**GIVEN ENTRIES**
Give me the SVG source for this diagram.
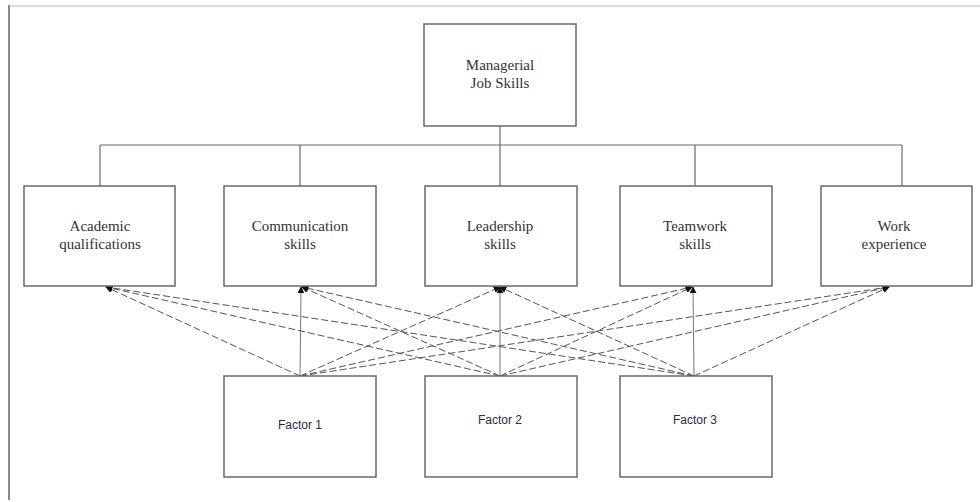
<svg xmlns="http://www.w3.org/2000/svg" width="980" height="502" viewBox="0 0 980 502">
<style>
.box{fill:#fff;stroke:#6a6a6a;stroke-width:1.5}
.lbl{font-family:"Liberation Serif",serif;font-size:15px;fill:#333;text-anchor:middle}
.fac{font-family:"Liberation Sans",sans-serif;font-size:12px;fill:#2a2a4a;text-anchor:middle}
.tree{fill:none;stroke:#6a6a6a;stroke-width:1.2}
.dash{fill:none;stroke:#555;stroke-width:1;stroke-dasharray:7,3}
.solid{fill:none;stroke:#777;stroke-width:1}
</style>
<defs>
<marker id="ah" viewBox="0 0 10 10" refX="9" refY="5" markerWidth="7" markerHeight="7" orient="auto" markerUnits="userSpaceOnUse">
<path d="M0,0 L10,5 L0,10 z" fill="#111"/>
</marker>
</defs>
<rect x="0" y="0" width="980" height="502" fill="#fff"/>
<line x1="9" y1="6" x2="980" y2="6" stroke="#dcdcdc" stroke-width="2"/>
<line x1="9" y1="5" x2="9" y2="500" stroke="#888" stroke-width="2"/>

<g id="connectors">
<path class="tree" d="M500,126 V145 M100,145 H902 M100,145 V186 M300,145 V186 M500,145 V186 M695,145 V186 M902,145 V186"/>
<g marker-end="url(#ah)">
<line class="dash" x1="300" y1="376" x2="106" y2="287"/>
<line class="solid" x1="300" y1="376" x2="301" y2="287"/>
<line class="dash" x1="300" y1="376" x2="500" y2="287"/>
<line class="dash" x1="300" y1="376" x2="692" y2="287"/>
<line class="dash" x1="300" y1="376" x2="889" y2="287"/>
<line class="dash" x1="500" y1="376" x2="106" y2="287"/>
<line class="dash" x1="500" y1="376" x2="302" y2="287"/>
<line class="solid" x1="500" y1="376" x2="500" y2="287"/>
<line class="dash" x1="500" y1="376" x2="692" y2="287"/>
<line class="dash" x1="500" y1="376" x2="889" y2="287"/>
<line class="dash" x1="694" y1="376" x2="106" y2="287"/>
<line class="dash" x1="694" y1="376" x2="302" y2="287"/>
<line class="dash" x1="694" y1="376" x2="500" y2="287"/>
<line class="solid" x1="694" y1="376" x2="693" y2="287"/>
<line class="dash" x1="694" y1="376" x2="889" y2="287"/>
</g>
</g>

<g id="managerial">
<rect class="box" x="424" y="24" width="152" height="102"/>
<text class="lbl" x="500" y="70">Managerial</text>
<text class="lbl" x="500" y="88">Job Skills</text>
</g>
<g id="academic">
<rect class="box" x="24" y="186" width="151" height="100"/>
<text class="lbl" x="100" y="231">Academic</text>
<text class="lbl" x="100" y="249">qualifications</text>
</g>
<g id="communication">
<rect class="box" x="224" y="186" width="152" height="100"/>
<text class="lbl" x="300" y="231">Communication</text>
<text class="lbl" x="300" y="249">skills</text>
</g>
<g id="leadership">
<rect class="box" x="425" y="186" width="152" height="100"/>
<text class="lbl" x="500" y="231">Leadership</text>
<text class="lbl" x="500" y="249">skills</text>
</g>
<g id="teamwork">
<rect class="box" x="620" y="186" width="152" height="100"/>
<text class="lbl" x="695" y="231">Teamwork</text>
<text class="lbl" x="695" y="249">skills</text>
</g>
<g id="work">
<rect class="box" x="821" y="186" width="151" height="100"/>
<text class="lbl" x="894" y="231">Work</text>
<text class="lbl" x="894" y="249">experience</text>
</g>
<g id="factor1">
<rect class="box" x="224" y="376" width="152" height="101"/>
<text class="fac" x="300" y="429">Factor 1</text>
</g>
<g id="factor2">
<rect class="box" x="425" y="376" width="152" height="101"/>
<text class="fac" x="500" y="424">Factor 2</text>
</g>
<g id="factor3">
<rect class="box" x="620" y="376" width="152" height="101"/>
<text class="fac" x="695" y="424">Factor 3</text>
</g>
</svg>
--
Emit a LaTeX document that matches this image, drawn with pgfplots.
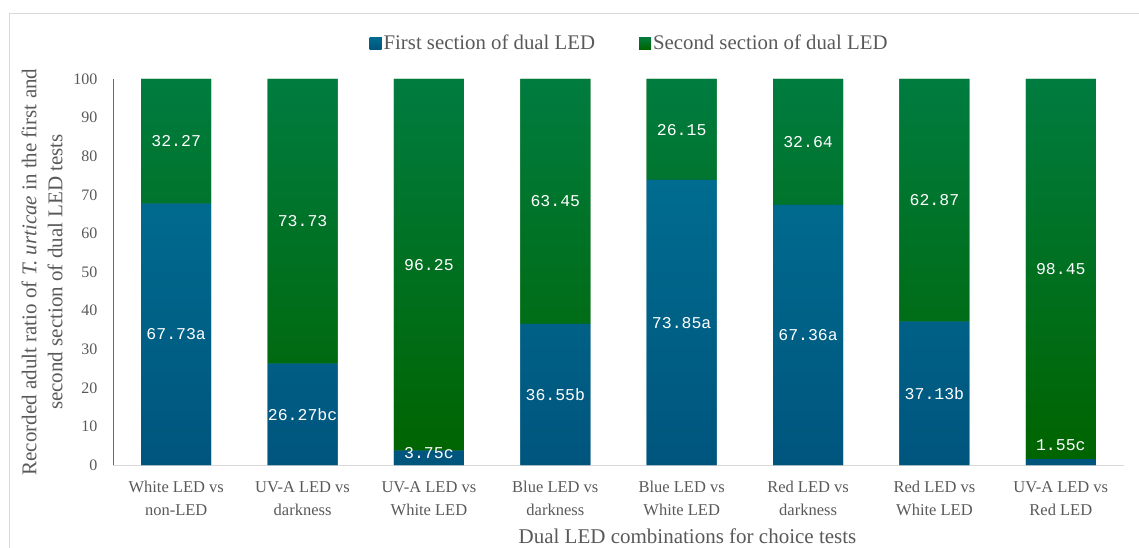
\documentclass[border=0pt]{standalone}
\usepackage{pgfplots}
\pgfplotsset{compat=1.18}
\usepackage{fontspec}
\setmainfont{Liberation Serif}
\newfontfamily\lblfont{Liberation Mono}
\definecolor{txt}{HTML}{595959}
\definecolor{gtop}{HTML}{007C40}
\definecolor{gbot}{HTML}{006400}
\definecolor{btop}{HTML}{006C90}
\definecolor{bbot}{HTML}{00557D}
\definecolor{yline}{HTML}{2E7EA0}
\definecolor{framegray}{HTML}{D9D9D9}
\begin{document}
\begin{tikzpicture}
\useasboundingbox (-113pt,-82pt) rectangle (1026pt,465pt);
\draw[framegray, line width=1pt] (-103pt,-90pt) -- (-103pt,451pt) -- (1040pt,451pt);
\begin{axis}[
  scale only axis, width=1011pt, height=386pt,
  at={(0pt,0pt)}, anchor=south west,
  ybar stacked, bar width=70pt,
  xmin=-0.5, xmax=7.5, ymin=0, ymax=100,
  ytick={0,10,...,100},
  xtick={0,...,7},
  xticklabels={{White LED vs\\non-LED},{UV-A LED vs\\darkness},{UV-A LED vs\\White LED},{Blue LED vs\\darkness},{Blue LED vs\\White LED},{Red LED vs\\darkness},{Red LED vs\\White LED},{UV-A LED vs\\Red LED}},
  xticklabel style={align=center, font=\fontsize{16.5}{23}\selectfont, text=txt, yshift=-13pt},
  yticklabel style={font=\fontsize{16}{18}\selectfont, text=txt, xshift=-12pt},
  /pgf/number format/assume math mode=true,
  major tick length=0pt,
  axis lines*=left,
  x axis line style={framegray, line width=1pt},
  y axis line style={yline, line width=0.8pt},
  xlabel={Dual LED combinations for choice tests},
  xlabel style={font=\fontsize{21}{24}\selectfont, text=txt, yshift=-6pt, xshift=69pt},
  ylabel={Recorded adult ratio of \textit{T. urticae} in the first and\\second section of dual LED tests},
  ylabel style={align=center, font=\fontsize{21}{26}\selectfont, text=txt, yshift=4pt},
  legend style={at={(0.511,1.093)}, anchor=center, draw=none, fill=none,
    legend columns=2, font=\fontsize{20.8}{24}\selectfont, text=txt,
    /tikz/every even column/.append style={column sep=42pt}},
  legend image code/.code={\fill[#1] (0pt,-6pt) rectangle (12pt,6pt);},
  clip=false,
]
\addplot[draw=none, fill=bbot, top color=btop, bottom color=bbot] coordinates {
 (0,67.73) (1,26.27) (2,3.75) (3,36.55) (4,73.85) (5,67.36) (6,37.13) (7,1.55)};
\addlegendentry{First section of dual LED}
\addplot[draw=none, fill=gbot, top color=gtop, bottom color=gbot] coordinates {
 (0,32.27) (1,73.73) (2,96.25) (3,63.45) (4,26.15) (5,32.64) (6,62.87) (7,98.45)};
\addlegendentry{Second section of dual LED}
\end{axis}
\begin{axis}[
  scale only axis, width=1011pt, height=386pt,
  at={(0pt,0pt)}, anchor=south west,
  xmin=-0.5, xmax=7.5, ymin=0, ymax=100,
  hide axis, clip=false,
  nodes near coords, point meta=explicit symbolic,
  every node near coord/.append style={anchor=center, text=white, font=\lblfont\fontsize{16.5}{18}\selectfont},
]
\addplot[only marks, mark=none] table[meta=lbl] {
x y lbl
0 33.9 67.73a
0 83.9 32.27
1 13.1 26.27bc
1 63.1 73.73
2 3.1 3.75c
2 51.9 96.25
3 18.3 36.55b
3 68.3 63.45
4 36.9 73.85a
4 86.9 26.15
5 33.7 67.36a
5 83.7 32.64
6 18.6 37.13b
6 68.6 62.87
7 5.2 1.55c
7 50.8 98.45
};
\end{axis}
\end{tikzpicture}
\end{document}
---
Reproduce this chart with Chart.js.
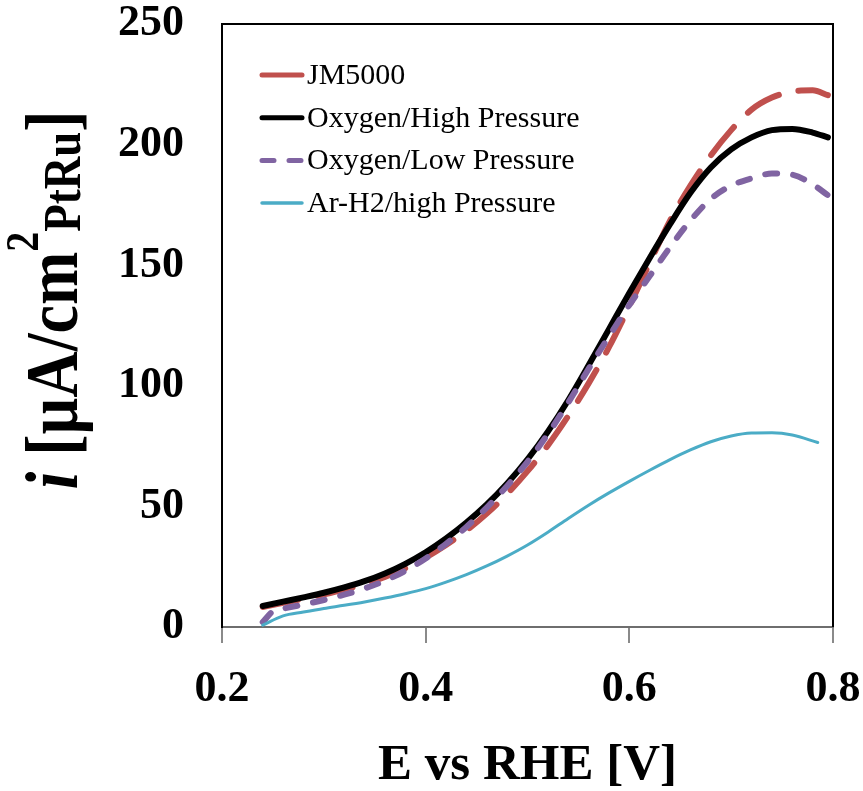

**TASK INSTRUCTIONS**
Each line that holds the word "this" is to be copied.

**REPLY**
Give me the SVG source for this diagram.
Emit a LaTeX document that matches this image, drawn with pgfplots.
Reproduce this chart with Chart.js.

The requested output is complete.